Images embedded in the records are excluded; print everything else exactly as given.

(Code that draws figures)
○ ○ ○
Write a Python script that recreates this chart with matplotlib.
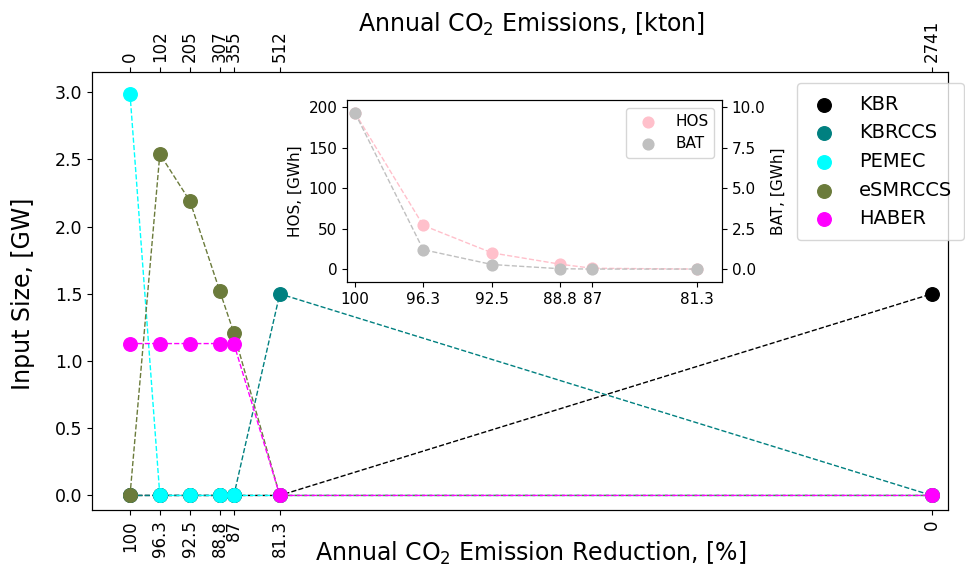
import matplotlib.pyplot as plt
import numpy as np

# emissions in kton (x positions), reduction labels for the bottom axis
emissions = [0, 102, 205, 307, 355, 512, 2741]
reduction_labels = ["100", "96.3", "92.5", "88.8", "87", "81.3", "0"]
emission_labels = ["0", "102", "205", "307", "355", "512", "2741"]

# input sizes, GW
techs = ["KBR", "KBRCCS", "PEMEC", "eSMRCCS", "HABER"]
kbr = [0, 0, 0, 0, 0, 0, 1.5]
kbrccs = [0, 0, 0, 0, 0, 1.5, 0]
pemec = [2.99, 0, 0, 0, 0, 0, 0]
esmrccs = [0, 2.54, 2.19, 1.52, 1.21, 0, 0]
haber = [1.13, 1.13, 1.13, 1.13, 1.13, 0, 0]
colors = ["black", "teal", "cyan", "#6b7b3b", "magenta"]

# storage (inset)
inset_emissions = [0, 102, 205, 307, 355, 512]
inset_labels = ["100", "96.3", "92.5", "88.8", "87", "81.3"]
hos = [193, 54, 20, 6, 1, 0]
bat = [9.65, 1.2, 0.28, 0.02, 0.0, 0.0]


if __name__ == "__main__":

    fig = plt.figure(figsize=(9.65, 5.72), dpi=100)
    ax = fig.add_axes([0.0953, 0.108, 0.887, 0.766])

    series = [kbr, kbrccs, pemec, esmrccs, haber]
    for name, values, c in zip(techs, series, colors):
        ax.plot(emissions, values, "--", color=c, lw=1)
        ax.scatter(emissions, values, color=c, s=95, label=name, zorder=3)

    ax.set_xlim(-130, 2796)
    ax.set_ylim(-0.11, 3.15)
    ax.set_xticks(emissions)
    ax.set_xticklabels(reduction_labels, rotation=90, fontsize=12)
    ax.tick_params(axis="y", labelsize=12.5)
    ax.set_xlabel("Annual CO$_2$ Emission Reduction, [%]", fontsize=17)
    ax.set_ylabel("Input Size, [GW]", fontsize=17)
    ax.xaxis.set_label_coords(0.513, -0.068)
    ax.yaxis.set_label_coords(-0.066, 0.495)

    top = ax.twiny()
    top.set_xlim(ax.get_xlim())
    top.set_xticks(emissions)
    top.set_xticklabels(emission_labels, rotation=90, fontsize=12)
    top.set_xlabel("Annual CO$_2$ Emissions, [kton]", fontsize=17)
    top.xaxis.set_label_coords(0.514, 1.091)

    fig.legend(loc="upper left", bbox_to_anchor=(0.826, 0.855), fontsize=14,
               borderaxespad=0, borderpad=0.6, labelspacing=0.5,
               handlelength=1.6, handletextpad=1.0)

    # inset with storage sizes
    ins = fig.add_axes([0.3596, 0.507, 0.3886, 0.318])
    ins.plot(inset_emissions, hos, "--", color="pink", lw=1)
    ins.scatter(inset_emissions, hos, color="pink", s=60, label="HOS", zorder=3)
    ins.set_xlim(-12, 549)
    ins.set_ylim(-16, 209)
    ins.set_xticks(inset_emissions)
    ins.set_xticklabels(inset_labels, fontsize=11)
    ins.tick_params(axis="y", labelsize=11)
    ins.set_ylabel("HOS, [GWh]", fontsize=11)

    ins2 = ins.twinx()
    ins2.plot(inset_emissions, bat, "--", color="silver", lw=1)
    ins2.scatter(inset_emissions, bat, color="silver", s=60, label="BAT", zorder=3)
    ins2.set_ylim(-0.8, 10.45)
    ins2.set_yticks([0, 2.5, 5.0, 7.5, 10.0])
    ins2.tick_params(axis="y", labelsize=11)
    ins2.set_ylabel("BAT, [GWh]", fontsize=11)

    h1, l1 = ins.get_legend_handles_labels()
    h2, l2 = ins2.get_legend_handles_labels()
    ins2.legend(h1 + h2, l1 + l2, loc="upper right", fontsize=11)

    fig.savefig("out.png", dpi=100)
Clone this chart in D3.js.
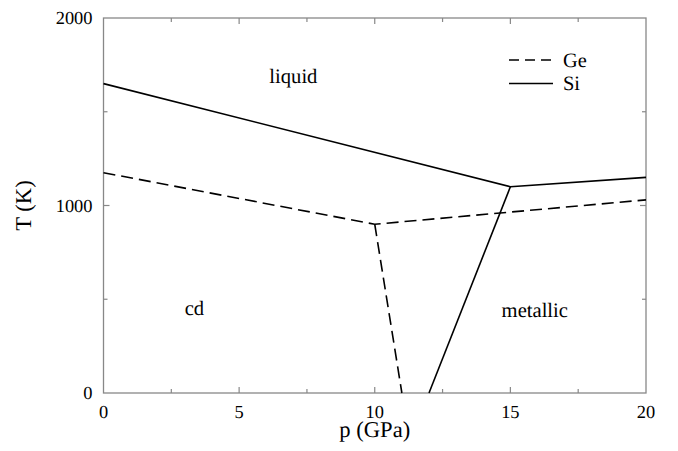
○ ○ ○
## Written reply
Write a Python script that recreates this chart with matplotlib.
import matplotlib.pyplot as plt
import numpy as np

# emissions in kton (x positions), reduction labels for the bottom axis
emissions = [0, 102, 205, 307, 355, 512, 2741]
reduction_labels = ["100", "96.3", "92.5", "88.8", "87", "81.3", "0"]
emission_labels = ["0", "102", "205", "307", "355", "512", "2741"]

# input sizes, GW
techs = ["KBR", "KBRCCS", "PEMEC", "eSMRCCS", "HABER"]
kbr = [0, 0, 0, 0, 0, 0, 1.5]
kbrccs = [0, 0, 0, 0, 0, 1.5, 0]
pemec = [2.99, 0, 0, 0, 0, 0, 0]
esmrccs = [0, 2.54, 2.19, 1.52, 1.21, 0, 0]
haber = [1.13, 1.13, 1.13, 1.13, 1.13, 0, 0]
colors = ["black", "teal", "cyan", "#6b7b3b", "magenta"]

# storage (inset)
inset_emissions = [0, 102, 205, 307, 355, 512]
inset_labels = ["100", "96.3", "92.5", "88.8", "87", "81.3"]
hos = [193, 54, 20, 6, 1, 0]
bat = [9.65, 1.2, 0.28, 0.02, 0.0, 0.0]


if __name__ == "__main__":

    fig = plt.figure(figsize=(9.65, 5.72), dpi=100)
    ax = fig.add_axes([0.0953, 0.108, 0.887, 0.766])

    series = [kbr, kbrccs, pemec, esmrccs, haber]
    for name, values, c in zip(techs, series, colors):
        ax.plot(emissions, values, "--", color=c, lw=1)
        ax.scatter(emissions, values, color=c, s=95, label=name, zorder=3)

    ax.set_xlim(-130, 2796)
    ax.set_ylim(-0.11, 3.15)
    ax.set_xticks(emissions)
    ax.set_xticklabels(reduction_labels, rotation=90, fontsize=12)
    ax.tick_params(axis="y", labelsize=12.5)
    ax.set_xlabel("Annual CO$_2$ Emission Reduction, [%]", fontsize=17)
    ax.set_ylabel("Input Size, [GW]", fontsize=17)
    ax.xaxis.set_label_coords(0.513, -0.068)
    ax.yaxis.set_label_coords(-0.066, 0.495)

    top = ax.twiny()
    top.set_xlim(ax.get_xlim())
    top.set_xticks(emissions)
    top.set_xticklabels(emission_labels, rotation=90, fontsize=12)
    top.set_xlabel("Annual CO$_2$ Emissions, [kton]", fontsize=17)
    top.xaxis.set_label_coords(0.514, 1.091)

    fig.legend(loc="upper left", bbox_to_anchor=(0.826, 0.855), fontsize=14,
               borderaxespad=0, borderpad=0.6, labelspacing=0.5,
               handlelength=1.6, handletextpad=1.0)

    # inset with storage sizes
    ins = fig.add_axes([0.3596, 0.507, 0.3886, 0.318])
    ins.plot(inset_emissions, hos, "--", color="pink", lw=1)
    ins.scatter(inset_emissions, hos, color="pink", s=60, label="HOS", zorder=3)
    ins.set_xlim(-12, 549)
    ins.set_ylim(-16, 209)
    ins.set_xticks(inset_emissions)
    ins.set_xticklabels(inset_labels, fontsize=11)
    ins.tick_params(axis="y", labelsize=11)
    ins.set_ylabel("HOS, [GWh]", fontsize=11)

    ins2 = ins.twinx()
    ins2.plot(inset_emissions, bat, "--", color="silver", lw=1)
    ins2.scatter(inset_emissions, bat, color="silver", s=60, label="BAT", zorder=3)
    ins2.set_ylim(-0.8, 10.45)
    ins2.set_yticks([0, 2.5, 5.0, 7.5, 10.0])
    ins2.tick_params(axis="y", labelsize=11)
    ins2.set_ylabel("BAT, [GWh]", fontsize=11)

    h1, l1 = ins.get_legend_handles_labels()
    h2, l2 = ins2.get_legend_handles_labels()
    ins2.legend(h1 + h2, l1 + l2, loc="upper right", fontsize=11)

    fig.savefig("out.png", dpi=100)
Clone this chart in D3.js.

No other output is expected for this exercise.